In their efforts to address the epidemic, almost all states now allow providers access to their Prescription Drug Monitoring Program (PDMP) for patients’ Controlled Substance prescription history, which 22 states now require with others considering similar laws. Twenty states have laws against ‘doctor shopping’.

The Federation of State Medical Boards’ Clinician Guide states: “Always check a prescription drug monitoring database”. However, PDMP databases were designed for law enforcement that can take as much time as necessary to plod through the raw data to gain the insight to identify diverters or ‘pill-mills’. It’s proven challenging, however, for prescribers to derive the information needed from PDMPs for clinical decisions, especially regarding new patients and long-term opioid users, as abusers and misusers intend to mislead. The difficulty is due to the challenges of interpreting the raw data and the time-sensitivity of the clinical setting.

PDMP Compliance Checking

Therefore, compliance of providers checking their PDMP is low. This well recognized conundrum has prompted the AMA to research the issue, resulting in an article published January 26,2015, in the online JAMA, from which the following is quoted:

“Prescribers have difficulty obtaining logins, systems can be “down,” information is not integrated into clinical workflow, and data are often incomplete. Moreover, minimal guidance exists to assist users in interpreting query results. These drawbacks burden and create ambiguity for physicians and other prescribers….

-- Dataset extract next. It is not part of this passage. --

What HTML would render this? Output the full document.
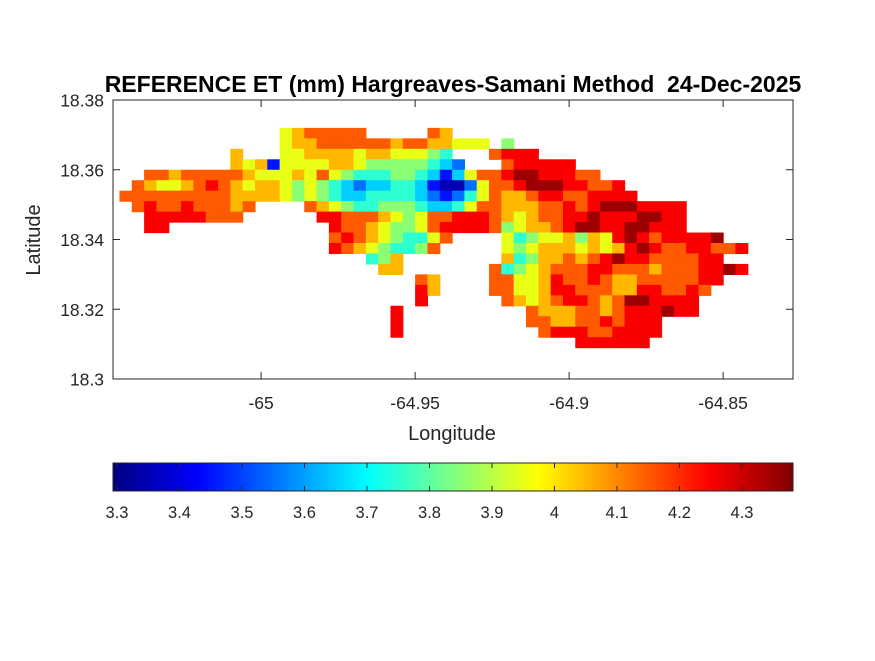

Resistant clinicians may simply decline to prescribe opioids, raise prescribing thresholds, refer patients elsewhere, or substitute to non-monitored drugs—all of which could compromise appropriate symptom management.

Policymakers should seriously explore and evaluate more positive approaches…”

Mandatory Use of Prescription Drug Monitoring Programs
JAMA online, January 26, 2015

Follow Prescription Advisory

A study was conducted to estimate the societal costs of prescription opioid abuse, dependence, and misuse in the United States. Costs were grouped into three categories: health care, workplace, and criminal justice.

The results: Total US societal costs of prescription opioid abuse were estimated at $55.7 billion in 2007 (USD in 2009). Workplace costs accounted for $25.6 billion, health care costs accounted for $25.0 billion, and criminal justice costs accounted for $5.1 billion. Workplace costs were driven by lost earnings from premature death ($11.2 billion) and reduced compensation/lost employment ($7.9 billion).

Conclusions: The costs of prescription opioid abuse represent a substantial and growing economic burden for the society. The increasing prevalence of abuse suggests an even greater societal burden in the future.

Pain Medicine, Volume 12, Issue 4, April 2011

The AAOS recommends the following tools, which have been shown to significantly reduce medication errors:

  • computerized physician order entry
  • computerized decision support systems
  • computerized monitoring of adverse drug events
  • pharmacist-assisted rounds
  • high-risk drug protocols

Overdose deaths are “just the tip of the iceberg”: that for every death there are many more hospital treatment admissions, emergency room visits, people who abuse or are dependent on prescription drugs and nonmedical users.